The prior art has disclosed a method for producing methacrolein by using isobutene as a starting material, comprising a two-step catalytic oxidation during reaction by using two reactors in series. The first reactor is filled with an assistant catalyst having low activity and high selectivity and the second reactor is filled with a main catalyst having high activity and high selectivity. However, this filling manner increases the numbers and sizes of the reactors, resulting in increased investment of device and decreased economical efficiency of the project.

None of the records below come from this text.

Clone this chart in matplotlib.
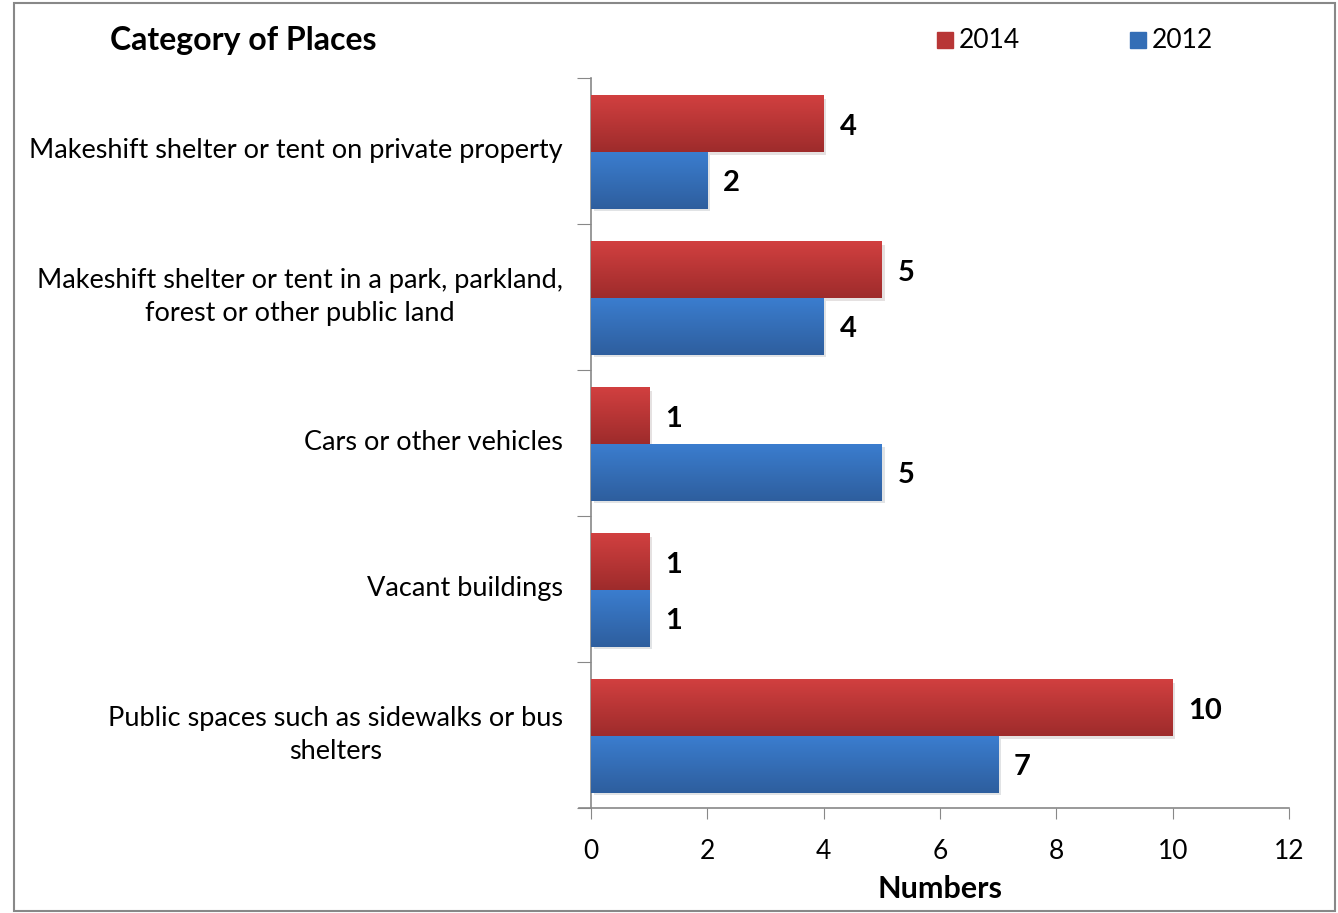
import numpy as np
import matplotlib.pyplot as plt
from matplotlib.patches import Rectangle
import matplotlib.patheffects as pe

categories = [
    'Makeshift shelter or tent on private property',
    'Makeshift shelter or tent in a park, parkland,\nforest or other public land',
    'Cars or other vehicles',
    'Vacant buildings',
    'Public spaces such as sidewalks or bus\nshelters',
]
vals_2014 = [4, 5, 1, 1, 10]
vals_2012 = [2, 4, 5, 1, 7]
xticks = [0, 2, 4, 6, 8, 10, 12]

plt.rcParams['font.family'] = ['Lato', 'DejaVu Sans']

red_top, red_bot = np.array([0.82, 0.25, 0.25]), np.array([0.62, 0.17, 0.17])
blue_top, blue_bot = np.array([0.23, 0.49, 0.81]), np.array([0.18, 0.37, 0.62])

fig = plt.figure(figsize=(13.38, 9.13), dpi=100)
ax = fig.add_axes([0.4417, 0.115, 0.5217, 0.7996])

h = 0.385
y = np.arange(len(categories))
shadow = [pe.SimplePatchShadow(offset=(2, -2), alpha=0.12), pe.Normal()]


def gradient_bars(bars, top, bot):
    grad = np.linspace(0, 1, 64)[:, None, None]
    img = top * (1 - grad) + bot * grad
    for b in bars:
        b.set_path_effects(shadow)
        x0, y0 = b.get_x(), b.get_y()
        w, hh = b.get_width(), b.get_height()
        # inverted y axis: image row 0 at top (smaller y)
        ax.imshow(img, extent=[x0, x0 + w, y0 + hh, y0], aspect='auto',
                  interpolation='bilinear', zorder=3)


b14 = ax.barh(y - h / 2 + 0.01, vals_2014, height=h, color=red_bot, zorder=2)
b12 = ax.barh(y + h / 2 + 0.01, vals_2012, height=h, color=blue_bot, zorder=2)
gradient_bars(b14, red_top, red_bot)
gradient_bars(b12, blue_top, blue_bot)

for yi, v in zip(y, vals_2014):
    ax.text(v + 0.27, yi - h / 2 + 0.03, str(v), va='center', ha='left',
            fontsize=21, fontweight='bold')
for yi, v in zip(y, vals_2012):
    ax.text(v + 0.27, yi + h / 2 + 0.03, str(v), va='center', ha='left',
            fontsize=21, fontweight='bold')

ax.set_xlim(0, 12)
ax.set_ylim(len(categories) - 0.5, -0.5)
ax.set_xticks(xticks)
ax.set_xticklabels([str(t) for t in xticks], fontsize=19)
ax.set_yticks(np.arange(-0.5, len(categories), 1.0))
ax.set_yticklabels([])
ax.tick_params(axis='y', length=10, color='#888888', direction='out')
ax.tick_params(axis='x', length=8, color='#888888', direction='out', pad=14)
for yi, c in zip(y, categories):
    ax.text(-0.48, yi, c, ha='right', va='center', fontsize=19.5,
            linespacing=1.4, multialignment='center',
            transform=ax.transData)

for s in ['top', 'right']:
    ax.spines[s].set_visible(False)
for s in ['left', 'bottom']:
    ax.spines[s].set_color('#888888')
    ax.spines[s].set_linewidth(1.2)
ax.spines['bottom'].set_bounds(-0.2, 12)
ax.set_xlabel('Numbers', fontsize=22, fontweight='bold', labelpad=8)

fig.text(0.082, 0.956, 'Category of Places', fontsize=23, fontweight='bold',
         va='center', ha='left')

# legend
for x0, lab, col in [(937, '2014', red_top * 0.5 + red_bot * 0.5),
                     (1130, '2012', blue_top * 0.5 + blue_bot * 0.5)]:
    fig.add_artist(Rectangle((x0 / 1338, 1 - 48 / 913), 16 / 1338, 16 / 913,
                             transform=fig.transFigure, color=col))
    fig.text((x0 + 22) / 1338, 1 - 40 / 913, lab, fontsize=19,
             va='center', ha='left')

fig.add_artist(Rectangle((14 / 1338, 0.002), 1321 / 1338, 1 - 3 / 913 - 0.002,
                         transform=fig.transFigure, fill=False,
                         edgecolor='#888888', linewidth=1.5))

fig.savefig('out.png', dpi=100)
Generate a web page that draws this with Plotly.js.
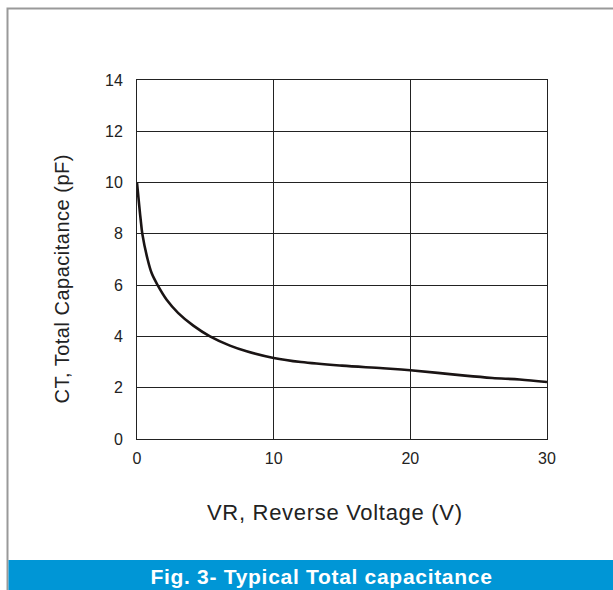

The prior art has further disclosed to fill the catalysts having different catalytic activities in upper zone and lower zone of a reaction tube such that the catalytic activities thereof can be gradually increased along the direction from the gas inlet to the gas outlet. However, since the temperature of the raw gas introduced into the catalyst layer in a gas-solid phase catalytic oxidation is generally lower than the reaction temperature, the raw gas needs to be pre-heated to obtain an effective catalytic efficiency. It is conventional to provide a pre-heating zone at the inlet of the raw gas. However, if the pre-heating zone is not provided or such a zone is relatively short, the raw gas, which has relative low temperature, rarely proceeds with the reaction when contacting with the catalyst having lower activity in the inlet. This is not economic because of the expensive catalyst being function as a medium of pre-heating zone. In addition, even if there is a pre-heating zone, the reaction temperature at the inlet of the bed will still be relative low if t-butanol is used as a starting material, as dehydration of t-butanol to isobutene is an endothermic reaction. Under this low temperature, the reaction efficiency will be very low if the catalyst having low activity is used to contact the starting material.
Therefore, there is still a need to develop a method to produce methacrolein by using t-butanol as a starting material, which method can effectively inhibit the formation of hot spot in the catalyst layer during the oxidation of methacrolein and, at the same time, can increase the utilization efficiency of the catalyst layer around the gas inlet.